Study of Federal Transportation Program Reporting Requirements
The reporting requirements of the various Federal agencies ranked among the top barriers to efficient and effective coordination in regards to two specific issues:
1) entities coordinating various transportation agencies are required to report similar (though not standardized) data leading to higher administrative costs than optimal and
2) several Federal programs do not currently collect transportation data, which precludes the ability to evaluate program effectiveness.

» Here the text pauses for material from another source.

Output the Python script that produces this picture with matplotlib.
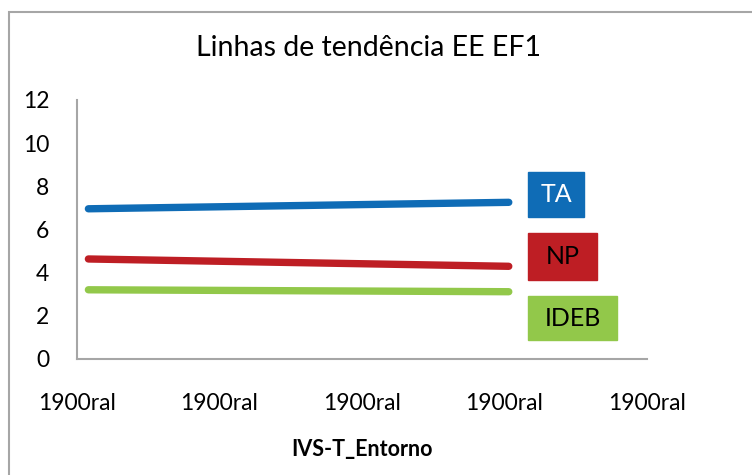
import matplotlib
matplotlib.use("Agg")
import matplotlib.pyplot as plt
from matplotlib.patches import Rectangle

# Data
x_labels = ["1900ral"] * 5
x_start, x_end = 0.08, 3.03
series_names = ["TA", "NP", "IDEB"]
series_start = [6.95, 4.62, 3.19]
series_end = [7.25, 4.28, 3.10]
colors = ["#0F6CB6", "#BE1E24", "#92C84A"]
text_colors = ["white", "black", "black"]

plt.rcParams["font.family"] = ["Lato", "DejaVu Sans"]

W, H = 752, 475
fig = plt.figure(figsize=(W / 100, H / 100), dpi=100)

# outer chart border (only top and left visible in the crop)
fig.patches.append(Rectangle((9 / W, -0.1), 1.2, 1.1 - 12 / H,
                             transform=fig.transFigure, fill=False,
                             edgecolor="#A6A6A6", linewidth=1.5))

ax = fig.add_axes([77 / W, (H - 358.5) / H, (647 - 77) / W, (358.5 - 100) / H])

for s0, s1, c in zip(series_start, series_end, colors):
    ax.plot([x_start, x_end], [s0, s1], color=c, linewidth=5.3,
            solid_capstyle="round")

ax.set_xlim(0, 4)
ax.set_ylim(0, 12)
ax.set_yticks(range(0, 13, 2))
ax.set_xticks(range(len(x_labels)))
ax.set_xticklabels(x_labels)
ax.tick_params(axis="both", length=0, labelsize=16.5)
ax.tick_params(axis="y", pad=20)
ax.tick_params(axis="x", pad=25)

for side in ["top", "right"]:
    ax.spines[side].set_visible(False)
for side in ["left", "bottom"]:
    ax.spines[side].set_color("#A6A6A6")
    ax.spines[side].set_linewidth(1.5)

ax.set_xlabel("IVS-T_Entorno", fontsize=15.5, fontweight="bold", labelpad=18)

fig.text(369 / W, 1 - 48 / H, "Linhas de tendência EE EF1", fontsize=20.5,
         ha="center", va="center")

# colored label boxes (x0, y0, x1, y1 in pixels)
boxes = [(528, 172, 584, 217), (528, 233, 597, 280), (528, 296, 617, 340)]
for name, (x0, y0, x1, y1), c, tc in zip(series_names, boxes, colors, text_colors):
    fig.patches.append(Rectangle((x0 / W, 1 - y1 / H), (x1 - x0) / W, (y1 - y0) / H,
                                 transform=fig.transFigure, color=c))
    fig.text((x0 + x1) / 2 / W, 1 - (y0 + y1) / 2 / H, name, color=tc,
             fontsize=18, ha="center", va="center")

fig.savefig("out.png", dpi=100)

Many service providers indicate that the required reporting process, data collection efforts, and varied formats are difficult, time consuming, inefficient, and ineffective at truly capturing valuable performance data. The burden of reporting to multiple agencies, all requiring different data, different forms, and different schedules is resource intensive, but does not result in program improvement. This report documents the different forms and data required by the Federal agencies providing transportation funding, examines the issues of reporting from several different perspectives, and discusses reasonable solutions to improve the reporting conundrum.This report illustrates how important it is that players come to the table
1) to examine how recent advances in technology can facilitate data collection and
2) to regularly review how data is used to streamline, standardize, and simplify the reporting burden.
The suggestions offered here should be considered a springboard to ongoing evaluation and simplification. Several courses of action are recommended in terms of organizational aspects, technical aspects, data collection issues, and evaluation issues.